Closed kingjr closed 7 years ago

kingjr commented 8 years ago

I think it would be great if we could make use of the partial_fit sklearn methods for linear models especially when we try to fit exponentially large data arrays (e.g. time frequency transforms multiple runs, thousands of epochs).

LMKWYT

agramfort commented 8 years ago

partial_fit for linear models -> SGD http://scikit-learn.org/stable/modules/generated/sklearn.linear_model.SGDClassifier.html

online cov estimation is easy though. Now if partial_fit in xdawn the sklearn semantic implies to do the heavy linear algebra (eig decomp etc) after each partial_fit. Not sure it's what you want

kingjr commented 8 years ago

online cov estimation is easy though. Now if partial_fit in xdawn the sklearn semantic implies to do the heavy linear algebra (eig decomp etc) after each partial_fit. Not sure it's what you want

For Xdawn I'm unclear, but for CSP you typically don't want to decimate, and it would be common to do

for block in fnames:
     raw = Raw(fname)
     epochs = Epochs(raw, find_events(raw), preload=True)
     X, y = epochs.get_data(), epochs.events[:, 2]
     csp_pipeline.partial_fit(X, y)

to intelligently reduce the dimensionality of the data, no? But I agree, that in principle, we just need to aggregate the covariance matrices, without necessarily computing the eigen decomposition on each partial fit.

agramfort commented 8 years ago

I am open to partial_fit for CSP and XDAWN. I think the eig decomp is negible compared to IO and memory management.

kingjr commented 8 years ago

@alexandrebarachant Do you think it would be ok to do this?

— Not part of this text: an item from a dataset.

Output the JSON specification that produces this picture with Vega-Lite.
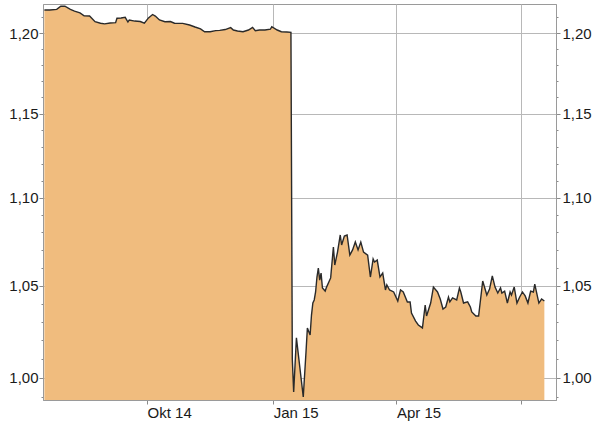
{
 "$schema": "https://vega.github.io/schema/vega-lite/v6.json",
 "width": 513,
 "height": 396,
 "autosize": "none",
 "padding": {"left": 43, "top": 4, "right": 44, "bottom": 24},
 "background": "white",
 "config": {
  "view": {"stroke": "#9a9a9a", "strokeWidth": 1},
  "font": "Liberation Sans",
  "axis": {"labelFont": "Liberation Sans", "labelFontSize": 15, "labelColor": "#1a1a1a", "domainColor": "#9a9a9a", "tickColor": "#8a8a8a", "gridColor": "#b8b8b8", "gridWidth": 1}
 },
 "data": {"values": [
  {"date": "2014-07-18", "v": 1.2147},
  {"date": "2014-07-22", "v": 1.2147},
  {"date": "2014-07-27", "v": 1.2151},
  {"date": "2014-07-30", "v": 1.2171},
  {"date": "2014-08-02", "v": 1.2171},
  {"date": "2014-08-06", "v": 1.2151},
  {"date": "2014-08-09", "v": 1.2140},
  {"date": "2014-08-13", "v": 1.2128},
  {"date": "2014-08-16", "v": 1.2110},
  {"date": "2014-08-20", "v": 1.2108},
  {"date": "2014-08-24", "v": 1.2072},
  {"date": "2014-08-28", "v": 1.2062},
  {"date": "2014-08-31", "v": 1.2058},
  {"date": "2014-09-04", "v": 1.2064},
  {"date": "2014-09-08", "v": 1.2066},
  {"date": "2014-09-09", "v": 1.2094},
  {"date": "2014-09-12", "v": 1.2096},
  {"date": "2014-09-15", "v": 1.2100},
  {"date": "2014-09-17", "v": 1.2070},
  {"date": "2014-09-18", "v": 1.2083},
  {"date": "2014-09-22", "v": 1.2076},
  {"date": "2014-09-26", "v": 1.2073},
  {"date": "2014-09-29", "v": 1.2062},
  {"date": "2014-10-02", "v": 1.2096},
  {"date": "2014-10-05", "v": 1.2118},
  {"date": "2014-10-07", "v": 1.2108},
  {"date": "2014-10-10", "v": 1.2083},
  {"date": "2014-10-14", "v": 1.2072},
  {"date": "2014-10-18", "v": 1.2073},
  {"date": "2014-10-21", "v": 1.2062},
  {"date": "2014-10-27", "v": 1.2061},
  {"date": "2014-11-01", "v": 1.2051},
  {"date": "2014-11-05", "v": 1.2038},
  {"date": "2014-11-09", "v": 1.2026},
  {"date": "2014-11-12", "v": 1.2008},
  {"date": "2014-11-16", "v": 1.2008},
  {"date": "2014-11-20", "v": 1.2015},
  {"date": "2014-11-23", "v": 1.2017},
  {"date": "2014-11-27", "v": 1.2022},
  {"date": "2014-12-01", "v": 1.2034},
  {"date": "2014-12-03", "v": 1.2019},
  {"date": "2014-12-06", "v": 1.2013},
  {"date": "2014-12-10", "v": 1.2008},
  {"date": "2014-12-14", "v": 1.2019},
  {"date": "2014-12-17", "v": 1.2036},
  {"date": "2014-12-19", "v": 1.2015},
  {"date": "2014-12-22", "v": 1.2019},
  {"date": "2014-12-26", "v": 1.2019},
  {"date": "2014-12-30", "v": 1.2024},
  {"date": "2014-12-31", "v": 1.2040},
  {"date": "2015-01-04", "v": 1.2019},
  {"date": "2015-01-07", "v": 1.2008},
  {"date": "2015-01-11", "v": 1.2006},
  {"date": "2015-01-14", "v": 1.2004},
  {"date": "2015-01-15", "v": 1.0100},
  {"date": "2015-01-16", "v": 0.9926},
  {"date": "2015-01-18", "v": 1.0214},
  {"date": "2015-01-23", "v": 0.9900},
  {"date": "2015-01-25", "v": 1.0138},
  {"date": "2015-01-26", "v": 1.0268},
  {"date": "2015-01-28", "v": 1.0230},
  {"date": "2015-01-29", "v": 1.0338},
  {"date": "2015-01-30", "v": 1.0404},
  {"date": "2015-01-31", "v": 1.0421},
  {"date": "2015-02-01", "v": 1.0465},
  {"date": "2015-02-02", "v": 1.0548},
  {"date": "2015-02-03", "v": 1.0598},
  {"date": "2015-02-04", "v": 1.0531},
  {"date": "2015-02-05", "v": 1.0570},
  {"date": "2015-02-06", "v": 1.0487},
  {"date": "2015-02-08", "v": 1.0470},
  {"date": "2015-02-09", "v": 1.0492},
  {"date": "2015-02-12", "v": 1.0543},
  {"date": "2015-02-14", "v": 1.0717},
  {"date": "2015-02-15", "v": 1.0615},
  {"date": "2015-02-17", "v": 1.0688},
  {"date": "2015-02-19", "v": 1.0785},
  {"date": "2015-02-20", "v": 1.0728},
  {"date": "2015-02-22", "v": 1.0779},
  {"date": "2015-02-24", "v": 1.0785},
  {"date": "2015-02-26", "v": 1.0671},
  {"date": "2015-02-28", "v": 1.0700},
  {"date": "2015-03-02", "v": 1.0745},
  {"date": "2015-03-04", "v": 1.0700},
  {"date": "2015-03-06", "v": 1.0745},
  {"date": "2015-03-08", "v": 1.0688},
  {"date": "2015-03-11", "v": 1.0671},
  {"date": "2015-03-13", "v": 1.0548},
  {"date": "2015-03-15", "v": 1.0649},
  {"date": "2015-03-16", "v": 1.0632},
  {"date": "2015-03-18", "v": 1.0643},
  {"date": "2015-03-20", "v": 1.0548},
  {"date": "2015-03-22", "v": 1.0570},
  {"date": "2015-03-24", "v": 1.0476},
  {"date": "2015-03-25", "v": 1.0504},
  {"date": "2015-03-27", "v": 1.0476},
  {"date": "2015-03-30", "v": 1.0465},
  {"date": "2015-04-02", "v": 1.0415},
  {"date": "2015-04-04", "v": 1.0476},
  {"date": "2015-04-06", "v": 1.0465},
  {"date": "2015-04-09", "v": 1.0410},
  {"date": "2015-04-11", "v": 1.0410},
  {"date": "2015-04-12", "v": 1.0349},
  {"date": "2015-04-15", "v": 1.0305},
  {"date": "2015-04-17", "v": 1.0284},
  {"date": "2015-04-20", "v": 1.0268},
  {"date": "2015-04-22", "v": 1.0393},
  {"date": "2015-04-23", "v": 1.0333},
  {"date": "2015-04-26", "v": 1.0404},
  {"date": "2015-04-28", "v": 1.0492},
  {"date": "2015-05-01", "v": 1.0465},
  {"date": "2015-05-03", "v": 1.0426},
  {"date": "2015-05-05", "v": 1.0371},
  {"date": "2015-05-07", "v": 1.0382},
  {"date": "2015-05-09", "v": 1.0437},
  {"date": "2015-05-10", "v": 1.0410},
  {"date": "2015-05-12", "v": 1.0432},
  {"date": "2015-05-15", "v": 1.0421},
  {"date": "2015-05-17", "v": 1.0487},
  {"date": "2015-05-18", "v": 1.0465},
  {"date": "2015-05-20", "v": 1.0404},
  {"date": "2015-05-23", "v": 1.0410},
  {"date": "2015-05-25", "v": 1.0382},
  {"date": "2015-05-26", "v": 1.0355},
  {"date": "2015-05-29", "v": 1.0333},
  {"date": "2015-05-31", "v": 1.0333},
  {"date": "2015-06-03", "v": 1.0526},
  {"date": "2015-06-06", "v": 1.0448},
  {"date": "2015-06-08", "v": 1.0481},
  {"date": "2015-06-10", "v": 1.0554},
  {"date": "2015-06-12", "v": 1.0492},
  {"date": "2015-06-14", "v": 1.0459},
  {"date": "2015-06-16", "v": 1.0487},
  {"date": "2015-06-17", "v": 1.0459},
  {"date": "2015-06-19", "v": 1.0470},
  {"date": "2015-06-21", "v": 1.0404},
  {"date": "2015-06-23", "v": 1.0465},
  {"date": "2015-06-24", "v": 1.0448},
  {"date": "2015-06-26", "v": 1.0492},
  {"date": "2015-06-28", "v": 1.0404},
  {"date": "2015-06-30", "v": 1.0437},
  {"date": "2015-07-02", "v": 1.0465},
  {"date": "2015-07-04", "v": 1.0443},
  {"date": "2015-07-06", "v": 1.0404},
  {"date": "2015-07-08", "v": 1.0470},
  {"date": "2015-07-10", "v": 1.0465},
  {"date": "2015-07-11", "v": 1.0509},
  {"date": "2015-07-14", "v": 1.0404},
  {"date": "2015-07-16", "v": 1.0426},
  {"date": "2015-07-18", "v": 1.0415}
 ]},
 "layer": [
  {
   "mark": {"type": "area", "color": "#F0BC7E", "opacity": 1},
   "encoding": {
    "x": {
     "field": "date", "type": "temporal",
     "scale": {"type": "utc", "nice": false, "domain": [{"year": 2014, "month": 7, "date": 17, "utc": true}, {"year": 2015, "month": 7, "date": 26, "hours": 12, "utc": true}]},
     "axis": {
      "orient": "bottom",
      "title": null,
      "values": [{"year": 2014, "month": 10, "date": 1, "utc": true}, {"year": 2015, "month": 1, "date": 1, "utc": true}, {"year": 2015, "month": 4, "date": 1, "utc": true}, {"year": 2015, "month": 7, "date": 1, "utc": true}],
      "labelExpr": "utcmonth(datum.value) == 6 ? '' : (['Jan','Feb','Mär','Apr','Mai','Jun','Jul','Aug','Sep','Okt','Nov','Dez'][utcmonth(datum.value)] + ' ' + utcFormat(datum.value, '%y'))",
      "labelAlign": "left",
      "labelBaseline": "top",
      "labelPadding": 1,
      "tickSize": 4,
      "grid": false,
      "domain": true,
      "zindex": 1,
      "labelFlush": false,
      "labelOverlap": false,
      "labelBound": false
     }
    },
    "y": {
     "field": "v", "type": "quantitative",
     "scale": {"type": "log", "domain": [0.98842, 1.21854], "nice": false, "zero": false},
     "axis": {
      "orient": "left", "title": null,
      "values": [0.99, 1.0, 1.01, 1.02, 1.03, 1.04, 1.05, 1.06, 1.07, 1.08, 1.09, 1.1, 1.11, 1.12, 1.13, 1.14, 1.15, 1.16, 1.17, 1.18, 1.19, 1.2, 1.21],
      "labelExpr": "abs(datum.value * 20 - round(datum.value * 20)) < 0.001 ? replace(format(datum.value, '.2f'), '.', ',') : ''",
      "tickSize": {"condition": {"test": "abs(datum.value * 20 - round(datum.value * 20)) < 0.001", "value": 4}, "value": 2},
      "grid": false,
      "domain": true,
      "zindex": 1,
      "labelPadding": 1,
      "labelOverlap": false,
      "labelBound": false,
      "labelFlush": false
     }
    },
    "y2": {"datum": 0.98842}
   }
  },
  {
   "mark": {"type": "line", "color": "#2a2a2a", "strokeWidth": 1.4},
   "encoding": {
    "x": {
     "field": "date", "type": "temporal",
     "scale": {"type": "utc", "nice": false, "domain": [{"year": 2014, "month": 7, "date": 17, "utc": true}, {"year": 2015, "month": 7, "date": 26, "hours": 12, "utc": true}]},
     "axis": {
      "orient": "top",
      "title": null,
      "values": [{"year": 2014, "month": 10, "date": 1, "utc": true}, {"year": 2015, "month": 1, "date": 1, "utc": true}, {"year": 2015, "month": 4, "date": 1, "utc": true}, {"year": 2015, "month": 7, "date": 1, "utc": true}],
      "labels": false,
      "ticks": false,
      "domain": false,
      "grid": true,
      "zindex": 0
     }
    },
    "y": {
     "field": "v", "type": "quantitative",
     "scale": {"type": "log", "domain": [0.98842, 1.21854], "nice": false, "zero": false},
     "axis": {
      "orient": "right", "title": null,
      "values": [0.99, 1.0, 1.01, 1.02, 1.03, 1.04, 1.05, 1.06, 1.07, 1.08, 1.09, 1.1, 1.11, 1.12, 1.13, 1.14, 1.15, 1.16, 1.17, 1.18, 1.19, 1.2, 1.21],
      "labelExpr": "abs(datum.value * 20 - round(datum.value * 20)) < 0.001 ? replace(format(datum.value, '.2f'), '.', ',') : ''",
      "tickSize": {"condition": {"test": "abs(datum.value * 20 - round(datum.value * 20)) < 0.001", "value": 4}, "value": 2},
      "gridOpacity": {"condition": {"test": "abs(datum.value * 20 - round(datum.value * 20)) < 0.001", "value": 1}, "value": 0},
      "grid": true,
      "domain": true,
      "zindex": 0,
      "labelPadding": 2,
      "labelOverlap": false,
      "labelBound": false,
      "labelFlush": false
     }
    }
   }
  }
 ],
 "resolve": {"axis": {"x": "independent", "y": "independent"}}
}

This means that we would have to store each covariance and the sample_weight, but I think that it should remain relatively light in most usecases

alexandrebarachant commented 8 years ago

@kingjr we are talking about 'adaptive' / 'iterative' estimation of the spatial filters ? As alex said, the eig decomp is generally negligible, so to implement this the easiest way is to update the averages:

Since everything is based on arithmetic mean, that will be easy.

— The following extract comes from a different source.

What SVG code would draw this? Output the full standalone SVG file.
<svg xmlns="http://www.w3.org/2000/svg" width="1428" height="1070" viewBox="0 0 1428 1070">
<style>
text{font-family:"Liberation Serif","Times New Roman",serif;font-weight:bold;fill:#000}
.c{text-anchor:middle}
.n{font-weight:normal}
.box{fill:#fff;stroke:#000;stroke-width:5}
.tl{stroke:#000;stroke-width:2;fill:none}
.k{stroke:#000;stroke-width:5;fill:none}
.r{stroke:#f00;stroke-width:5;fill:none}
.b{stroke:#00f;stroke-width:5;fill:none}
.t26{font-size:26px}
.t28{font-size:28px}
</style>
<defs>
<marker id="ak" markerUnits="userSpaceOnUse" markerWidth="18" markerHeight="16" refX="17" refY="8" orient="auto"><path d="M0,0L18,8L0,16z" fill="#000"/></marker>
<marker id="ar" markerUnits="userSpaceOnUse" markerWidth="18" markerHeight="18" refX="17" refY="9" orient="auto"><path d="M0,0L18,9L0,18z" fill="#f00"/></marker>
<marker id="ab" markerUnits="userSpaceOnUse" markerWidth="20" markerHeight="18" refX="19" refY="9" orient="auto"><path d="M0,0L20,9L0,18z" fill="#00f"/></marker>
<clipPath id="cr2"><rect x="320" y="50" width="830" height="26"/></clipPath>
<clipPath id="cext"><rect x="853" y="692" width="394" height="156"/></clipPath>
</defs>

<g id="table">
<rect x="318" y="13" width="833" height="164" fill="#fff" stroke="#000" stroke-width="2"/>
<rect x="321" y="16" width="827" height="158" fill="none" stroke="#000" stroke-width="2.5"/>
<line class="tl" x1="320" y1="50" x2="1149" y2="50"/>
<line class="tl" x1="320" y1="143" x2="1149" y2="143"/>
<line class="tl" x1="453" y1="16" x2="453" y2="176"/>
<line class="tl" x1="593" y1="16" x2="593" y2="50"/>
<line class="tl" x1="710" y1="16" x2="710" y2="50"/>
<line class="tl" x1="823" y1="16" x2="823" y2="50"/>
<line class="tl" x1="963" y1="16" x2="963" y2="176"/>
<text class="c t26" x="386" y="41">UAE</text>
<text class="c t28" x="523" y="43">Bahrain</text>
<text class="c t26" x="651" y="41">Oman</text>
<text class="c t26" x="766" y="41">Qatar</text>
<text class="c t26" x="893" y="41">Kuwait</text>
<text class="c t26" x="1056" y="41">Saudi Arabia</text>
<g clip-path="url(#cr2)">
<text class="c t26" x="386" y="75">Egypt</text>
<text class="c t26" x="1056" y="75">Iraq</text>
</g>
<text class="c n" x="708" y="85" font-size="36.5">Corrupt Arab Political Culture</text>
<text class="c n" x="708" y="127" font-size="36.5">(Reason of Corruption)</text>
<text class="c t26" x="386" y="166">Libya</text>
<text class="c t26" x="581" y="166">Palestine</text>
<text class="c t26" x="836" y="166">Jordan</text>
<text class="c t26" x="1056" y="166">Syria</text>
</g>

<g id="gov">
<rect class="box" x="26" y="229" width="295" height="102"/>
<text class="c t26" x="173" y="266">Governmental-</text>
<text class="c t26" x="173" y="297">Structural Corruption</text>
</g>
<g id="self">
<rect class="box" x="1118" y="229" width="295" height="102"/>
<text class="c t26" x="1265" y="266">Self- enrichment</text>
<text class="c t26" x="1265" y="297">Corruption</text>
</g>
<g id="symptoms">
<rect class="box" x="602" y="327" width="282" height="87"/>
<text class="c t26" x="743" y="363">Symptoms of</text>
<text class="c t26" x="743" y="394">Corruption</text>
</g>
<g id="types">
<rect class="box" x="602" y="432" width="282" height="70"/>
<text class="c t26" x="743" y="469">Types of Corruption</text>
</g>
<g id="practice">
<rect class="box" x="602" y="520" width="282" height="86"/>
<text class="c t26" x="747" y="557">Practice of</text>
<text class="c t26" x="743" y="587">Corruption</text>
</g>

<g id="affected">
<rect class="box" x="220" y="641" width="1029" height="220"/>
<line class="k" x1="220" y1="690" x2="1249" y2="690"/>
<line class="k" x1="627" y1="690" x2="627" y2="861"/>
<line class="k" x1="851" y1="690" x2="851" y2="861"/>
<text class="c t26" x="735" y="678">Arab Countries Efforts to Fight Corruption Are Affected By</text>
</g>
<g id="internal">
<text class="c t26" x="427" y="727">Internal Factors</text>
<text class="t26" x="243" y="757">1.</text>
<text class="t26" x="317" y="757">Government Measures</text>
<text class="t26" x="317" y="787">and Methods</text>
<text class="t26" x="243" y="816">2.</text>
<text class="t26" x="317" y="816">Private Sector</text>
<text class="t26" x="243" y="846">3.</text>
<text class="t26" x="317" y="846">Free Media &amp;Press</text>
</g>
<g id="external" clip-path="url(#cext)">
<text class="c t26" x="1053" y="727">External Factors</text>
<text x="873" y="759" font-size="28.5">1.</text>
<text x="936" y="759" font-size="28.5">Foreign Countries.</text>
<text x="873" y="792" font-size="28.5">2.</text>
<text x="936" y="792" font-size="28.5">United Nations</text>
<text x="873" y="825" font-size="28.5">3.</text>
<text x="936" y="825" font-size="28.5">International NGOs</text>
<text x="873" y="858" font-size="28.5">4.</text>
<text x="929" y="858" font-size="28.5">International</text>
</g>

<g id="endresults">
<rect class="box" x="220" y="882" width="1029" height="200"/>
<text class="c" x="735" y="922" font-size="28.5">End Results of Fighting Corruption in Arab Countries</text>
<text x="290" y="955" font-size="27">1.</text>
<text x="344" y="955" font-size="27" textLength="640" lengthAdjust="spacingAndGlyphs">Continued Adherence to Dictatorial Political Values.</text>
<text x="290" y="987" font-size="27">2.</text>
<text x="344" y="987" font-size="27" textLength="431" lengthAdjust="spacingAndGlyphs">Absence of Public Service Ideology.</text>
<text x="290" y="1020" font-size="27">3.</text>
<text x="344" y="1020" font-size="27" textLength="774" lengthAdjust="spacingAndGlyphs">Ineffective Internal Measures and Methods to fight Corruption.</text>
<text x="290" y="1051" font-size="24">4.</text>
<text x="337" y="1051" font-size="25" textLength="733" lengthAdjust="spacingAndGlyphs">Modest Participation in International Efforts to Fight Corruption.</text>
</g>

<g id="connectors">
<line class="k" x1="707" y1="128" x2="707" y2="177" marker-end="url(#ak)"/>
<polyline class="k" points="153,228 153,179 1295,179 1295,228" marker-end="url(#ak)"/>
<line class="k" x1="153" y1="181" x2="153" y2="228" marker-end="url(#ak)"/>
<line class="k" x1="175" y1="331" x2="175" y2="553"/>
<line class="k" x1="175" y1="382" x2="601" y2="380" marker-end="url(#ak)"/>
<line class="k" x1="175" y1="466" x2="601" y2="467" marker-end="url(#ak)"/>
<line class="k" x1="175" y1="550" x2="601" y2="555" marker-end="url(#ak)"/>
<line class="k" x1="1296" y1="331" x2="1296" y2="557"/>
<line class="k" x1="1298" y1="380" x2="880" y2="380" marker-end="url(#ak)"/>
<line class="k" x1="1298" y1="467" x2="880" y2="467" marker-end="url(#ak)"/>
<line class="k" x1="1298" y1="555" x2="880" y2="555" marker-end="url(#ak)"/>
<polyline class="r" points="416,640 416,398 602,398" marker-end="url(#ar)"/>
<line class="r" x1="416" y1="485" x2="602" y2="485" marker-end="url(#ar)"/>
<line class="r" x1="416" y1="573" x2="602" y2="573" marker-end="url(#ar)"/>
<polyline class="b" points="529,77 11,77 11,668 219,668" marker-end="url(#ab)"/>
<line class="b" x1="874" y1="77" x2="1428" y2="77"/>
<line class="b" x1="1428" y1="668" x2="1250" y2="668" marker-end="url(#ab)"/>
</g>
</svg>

However, the main problem will be that the eig decomp can lead to strongly different result and orders of the filters. If you pipeline this with a classification method and run a partial fit, the feature space is very likely to change and the classifier trained on the previous partial fit will be obsolete.

There is paper treating the case of adaptive CSP by directly updating the filters, for exemple this one Incremental CSP. The equation to update the filter is quite simple, you might want to use that.

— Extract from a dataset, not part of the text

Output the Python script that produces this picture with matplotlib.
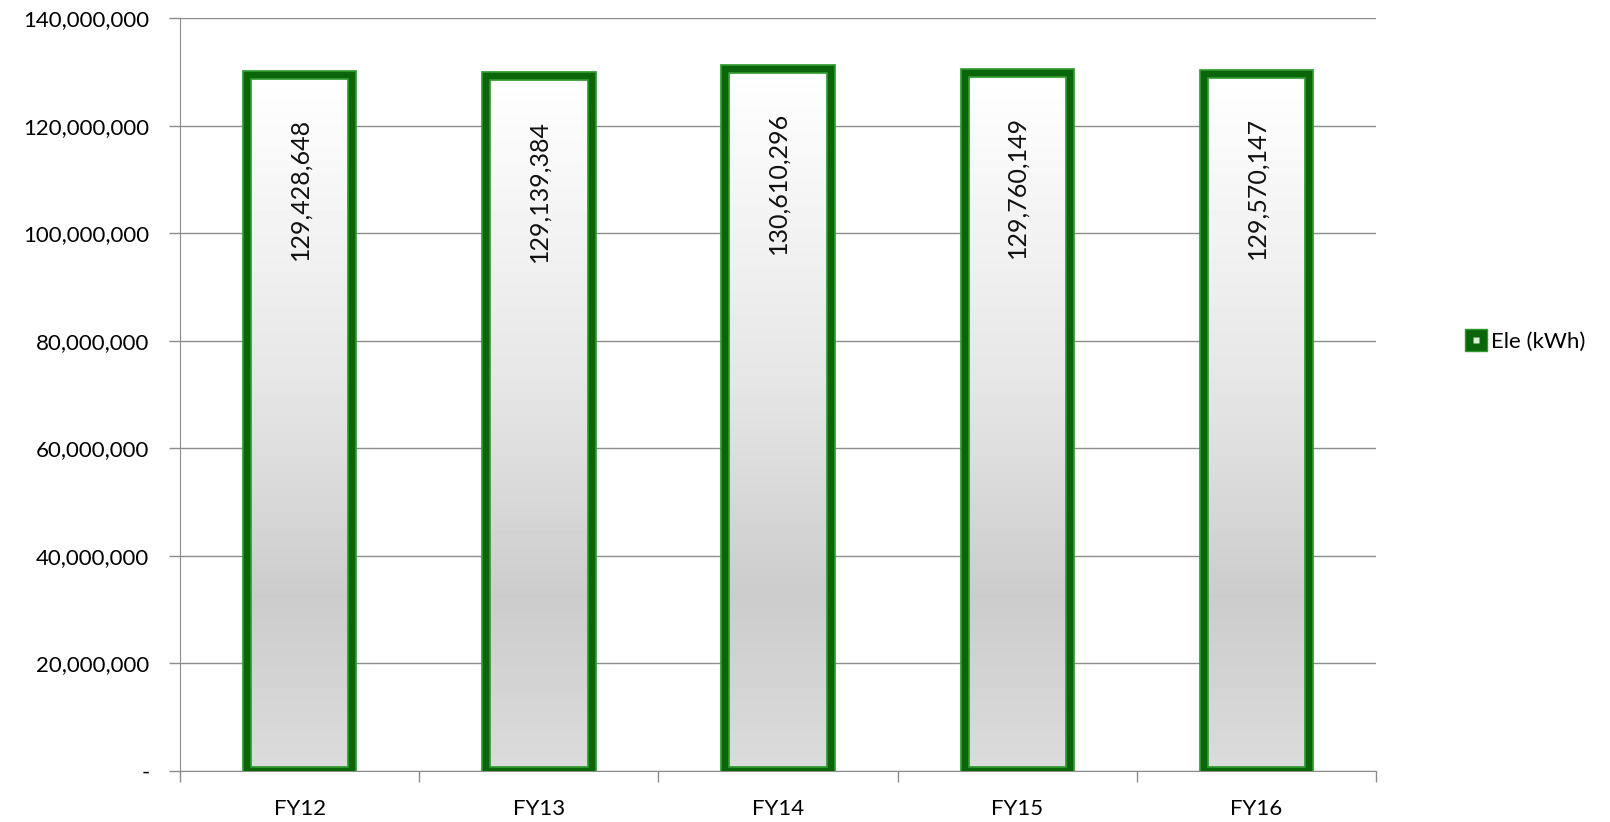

kingjr commented 8 years ago

However, the main problem will be that the eig decomp can lead to strongly different result and orders of the filters. If you pipeline this with a classification method and run a partial fit, the feature space is very likely to change and the classifier trained on the previous partial fit will be obsolete.

Wouldn't ordering the eigen values by explained variance be sufficient? It's not really adaptive in the sense of going from say 100 time samples to 200, or 400 (as with a rolling time window for real time processing), but rather taking very large chunks of data (1e5-7 time samples) so as to not be limited by our RAM.

alexandrebarachant commented 8 years ago

the problem is when 2 (or more) eigenvalues are close to each other, or if you have an artifact, some very different patterns can flip orders. I spend a long time on this problem during the first year of my PhD. either you use an iterative estimation of the filters, or you build a re-ordering procedure (based on filters similarity between iteration).

That's one of the reason i switch to Riemannian Geometry for my early experiments, since there is no spatial filtering, it is very convenient to do iterative / adaptive learning. I actually have to think about adding the partial_fit to my toolbox.

But to come back to your point, i'm not sure it is a good idea to ignore this problem because it is not likely to happen when the user know what he is doing.

However, it wont be a problem if you use the partial fit outside a pipeline (or if you don't call any transform between two partial_fit)

kingjr commented 8 years ago

Great thanks for the feedback; I'll keep the issue opened until I implement it for the search light.